Tomorrow, 300 children will be digging, setting and spiking during the first volleyball rally ever to be played in St. Peter’s Square.
Kids aged eight to 11 will be playing on 16 makeshift courts in the square between 8:30 and 10 a.m. — before Pope Benedict XVI begins his weekly general audience at 10:30.
The special event is to highlight that Italy will be hosting the 2010 Men’s Volleyball World Championship (Japan will host the women’s world championship games).
Organizers said that at the end of the general audience, two children will present the pope with a special game shirt emblazoned with the phrase “Volare alto” or “Soar high,” an official world championship volleyball, and the Italian team’s uniform shirt.
Children play soccer in St. Peter's Square at the Vatican before the weekly audience of Pope Benedict XVI in this Sept. 21, 2005. (CNS photo/Alessia Giuliani, Catholic Press Photo)
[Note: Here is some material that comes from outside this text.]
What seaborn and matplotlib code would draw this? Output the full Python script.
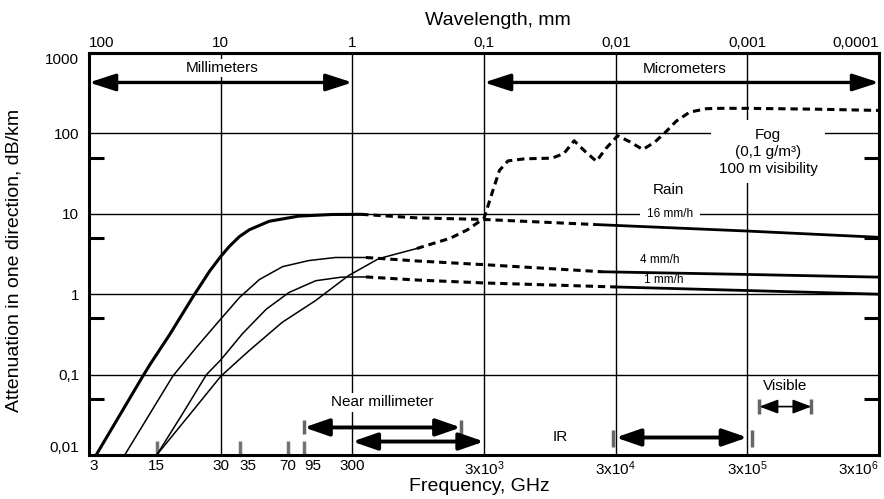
import numpy as np
import matplotlib
matplotlib.use("Agg")
import matplotlib.pyplot as plt
import seaborn as sns
from matplotlib.ticker import NullLocator, NullFormatter

# ----------------------------------------
# Values (frequency in GHz, attenuation in dB/km)
# ----------------------------------------
# Rain 16 mm/h
r16_rise_f = [3.4, 7.7, 8.7, 12.3, 18.4, 24.8, 30, 35.1, 41.7, 49.6, 70, 117, 210, 350]
r16_rise_v = [0.01, 0.096, 0.133, 0.315, 0.92, 1.95, 2.94, 3.97, 5.22, 6.34, 8.07, 9.35, 9.8, 9.85]
r16_mid_f = [350, 925, 3000, 21000]
r16_mid_v = [9.85, 8.9, 8.5, 7.35]
r16_tail_f = [21000, 3e5, 3e6]
r16_tail_v = [7.35, 6.1, 5.1]

# Rain 4 mm/h
r4_rise_f = [5.6, 13, 19.6, 30, 41.7, 59, 88.5, 140, 223, 380]
r4_rise_v = [0.01, 0.096, 0.218, 0.49, 0.91, 1.52, 2.2, 2.62, 2.86, 2.86]
r4_mid_f = [380, 925, 3000, 23800]
r4_mid_v = [2.86, 2.59, 2.33, 1.9]
r4_tail_f = [23800, 3e5, 3e6]
r4_tail_v = [1.9, 1.76, 1.63]

# Rain 1 mm/h
r1_rise_f = [9.8, 15.3, 23.4, 30, 44, 66.5, 99, 158, 248, 380]
r1_rise_v = [0.01, 0.032, 0.1, 0.152, 0.324, 0.65, 1.05, 1.47, 1.63, 1.64]
r1_mid_f = [380, 925, 3000, 30000]
r1_mid_v = [1.64, 1.5, 1.38, 1.23]
r1_tail_f = [30000, 3e5, 3e6]
r1_tail_v = [1.23, 1.11, 1.0]

# Fog (0,1 g/m3)
fog_rise_f = [9.8, 17.5, 30, 41.7, 49.6, 88, 158, 280, 476, 925]
fog_rise_v = [0.01, 0.032, 0.095, 0.155, 0.2, 0.447, 0.835, 1.7, 2.77, 3.7]
fog_f = [925, 1665, 2250, 3000, 3500, 3930, 4560, 6120, 9830, 12100, 14500, 17700,
         21400, 25300, 31000, 38200, 48200, 59200, 70600, 86500, 109500, 146700,
         191000, 3e5, 1e6, 3e6]
fog_v = [3.7, 4.97, 6.34, 8.8, 19.4, 34.7, 45.5, 48.3, 49.2, 56, 81, 59,
         45, 65, 93.5, 79, 63, 77.6, 101, 142, 184, 203,
         205, 205, 200, 193]

# Axis ticks
freq_ticks = [3, 30, 300, 3e3, 3e4, 3e5, 3e6]
freq_labels = ["3", "30", "300", "3x10$^3$", "3x10$^4$", "3x10$^5$", "3x10$^6$"]
# the marks 15/35/70/95 sit where the (schematic) original draws them
freq_marks = [9.8, 41.7, 97.6, 129]
freq_mark_labels = ["15", "35", "70", "95"]
att_ticks = [0.01, 0.1, 1, 10, 100, 1000]
att_labels = ["0,01", "0,1", "1", "10", "100", "1000"]
att_minor = [0.05, 0.5, 5, 50]
wl_ticks = [100, 10, 1, 0.1, 0.01, 0.001, 0.0001]
wl_labels = ["100", "10", "1", "0,1", "0,01", "0,001", "0,0001"]

# ----------------------------------------
# Style
# ----------------------------------------
sns.set_theme(style="white")
plt.rcParams["font.family"] = ["Liberation Sans", "DejaVu Sans"]
plt.rcParams["mathtext.fontset"] = "custom"
plt.rcParams["mathtext.rm"] = "Liberation Sans"
plt.rcParams["mathtext.default"] = "regular"
for k in ["text.color", "axes.labelcolor", "xtick.color", "ytick.color", "axes.edgecolor"]:
    plt.rcParams[k] = "black"

fig = plt.figure(figsize=(8.84, 4.99), dpi=100)
ax = fig.add_axes([0.1007, 0.0882, 0.8937, 0.8056])
ax.set_xscale("log")
ax.set_yscale("log")

dash = (0, (2.4, 1.6))


def curve(f, v, lw, ls="-"):
    sns.lineplot(x=f, y=v, ax=ax, color="black", linewidth=lw, linestyle=ls,
                 sort=False, estimator=None)


# rain curves
curve(r16_rise_f, r16_rise_v, 2.2)
curve(r16_mid_f, r16_mid_v, 2.2, dash)
curve(r16_tail_f, r16_tail_v, 2.0)
curve(r4_rise_f, r4_rise_v, 1.1)
curve(r4_mid_f, r4_mid_v, 2.2, dash)
curve(r4_tail_f, r4_tail_v, 2.0)
curve(r1_rise_f, r1_rise_v, 1.1)
curve(r1_mid_f, r1_mid_v, 2.2, dash)
curve(r1_tail_f, r1_tail_v, 2.0)
# fog
curve(fog_rise_f, fog_rise_v, 1.1)
curve(fog_f, fog_v, 2.2, dash)

ax.set_xlim(3, 3e6)
ax.set_ylim(0.01, 1000)

# ----------------------------------------
# Axes, ticks, grid
# ----------------------------------------
ax.set_xticks(freq_ticks, labels=freq_labels)
ax.set_xticks(freq_marks, labels=freq_mark_labels, minor=True)
ax.set_yticks(att_ticks, labels=att_labels)
ax.set_yticks(att_minor, minor=True)
ax.yaxis.set_minor_formatter(NullFormatter())

ax.tick_params(axis="both", which="major", length=0, labelsize=11)
ax.tick_params(axis="x", which="major", pad=3)
ax.tick_params(axis="y", which="major", pad=7)
ax.tick_params(axis="y", which="minor", direction="in", length=11, width=2.2,
               color="black", left=True, right=True)
ax.tick_params(axis="x", which="minor", direction="in", length=10, width=2.5,
               color="0.45", bottom=True, top=False, labelsize=11, pad=3)

for lab in ax.get_xticklabels():
    if lab.get_text() == "3":
        lab.set_horizontalalignment("left")
    if lab.get_text() == "3x10$^6$":
        lab.set_horizontalalignment("right")
for lab in ax.get_xticklabels(minor=True):
    if lab.get_text() in ("35", "95"):
        lab.set_horizontalalignment("left")
for lab in ax.get_yticklabels():
    if lab.get_text() == "1000":
        lab.set_verticalalignment("top")
    if lab.get_text() == "0,01":
        lab.set_verticalalignment("bottom")

ax.grid(True, which="major", color="black", linewidth=1.0)
ax.set_axisbelow(True)
for s in ax.spines.values():
    s.set_linewidth(2.2)
    s.set_color("black")

ax.set_xlabel("Frequency, GHz", fontsize=14)
ax.xaxis.set_label_coords(0.494, -0.057)
ax.set_ylabel("Attenuation in one direction, dB/km", fontsize=14)
ax.yaxis.set_label_coords(-0.084, 0.483)


# wavelength axis on top
def f2w(f):
    with np.errstate(divide="ignore"):
        return 300.0 / np.asarray(f, dtype=float)


secax = ax.secondary_xaxis("top", functions=(f2w, f2w))
secax.set_xticks(wl_ticks, labels=wl_labels)
secax.xaxis.set_minor_locator(NullLocator())
secax.tick_params(length=0, labelsize=11, pad=2)
secax.spines["top"].set_linewidth(2.2)
for lab in secax.get_xticklabels():
    if lab.get_text() == "100":
        lab.set_horizontalalignment("left")
    if lab.get_text() == "0,0001":
        lab.set_horizontalalignment("right")
secax.set_xlabel("Wavelength, mm", fontsize=14, labelpad=8)
secax.xaxis.label.set_x(0.517)

# ----------------------------------------
# Annotations
# ----------------------------------------
box = dict(facecolor="white", edgecolor="none", boxstyle="square,pad=0.15")


def arrow(x0, x1, y, lw=2.6, hl=0.8, hw=0.26, ms=20):
    ax.annotate("", xy=(x1, y), xytext=(x0, y),
                arrowprops=dict(arrowstyle=f"<|-|>,head_length={hl},head_width={hw}",
                                mutation_scale=ms, lw=lw, color="black",
                                shrinkA=0, shrinkB=0))


arrow(3, 300, 430, lw=2.4)
ax.text(30.5, 650, "Millimeters", fontsize=11, ha="center", va="center", bbox=box, zorder=1.5)
arrow(3000, 3e6, 430, lw=2.4)
ax.text(1e5, 630, "Micrometers", fontsize=11, ha="center", va="center", bbox=box, zorder=1.5)

ax.text(4.3e5, 59, "Fog\n(0,1 g/m³)\n100 m visibility", fontsize=11, ha="center",
        va="center", linespacing=1.25, zorder=1.5,
        bbox=dict(facecolor="white", edgecolor="none", boxstyle="square,pad=0.5"))
ax.text(76000, 19.5, "Rain", fontsize=11, ha="center", va="center")
ax.text(78000, 10, "16 mm/h", fontsize=8.5, ha="center", va="center", zorder=1.5,
        bbox=dict(facecolor="white", edgecolor="none", boxstyle="square,pad=0.6"))
ax.text(65000, 2.7, "4 mm/h", fontsize=8.5, ha="center", va="center")
ax.text(70000, 1.5, "1 mm/h", fontsize=8.5, ha="center", va="center")

# near millimeter
ax.text(504, 0.045, "Near millimeter", fontsize=11, ha="center", va="center", bbox=box, zorder=1.5)
arrow(129, 2000, 0.022, lw=2.8, hl=0.75, hw=0.26)
arrow(300, 3000, 0.0147, lw=2.8, hl=0.75, hw=0.26)
ax.vlines([129, 2000], 0.0185, 0.027, color="0.4", lw=2.5)

# IR
ax.text(11300, 0.0168, "IR", fontsize=11, ha="center", va="center")
arrow(3e4, 3e5, 0.0165, lw=2.8, hl=0.75, hw=0.26)
ax.vlines([2.85e4, 3.25e5], 0.0127, 0.0205, color="0.4", lw=2.5)

# visible
ax.text(5.8e5, 0.072, "Visible", fontsize=11, ha="center", va="center")
arrow(3.7e5, 9.2e5, 0.04, lw=1.2, hl=0.95, hw=0.36, ms=12)
ax.vlines([3.7e5, 9.2e5], 0.032, 0.049, color="0.4", lw=2.5)

ax.set_xlim(3, 3e6)
ax.set_ylim(0.01, 1000)

fig.savefig("out.png", dpi=100)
Perhaps the most unusual game to have been played in St. Peter’s Square was in the 15th century when it hosted a marathon bout of “calcio storico fiorentino,” the Florentine version of nearly rule-less soccer that looks more like rugby and wrestling combined. It’s said Pope Sixtus IV peeked out his studio window every now and then to see how the grueling match, which lasted from mid-morning to dusk, was proceeding.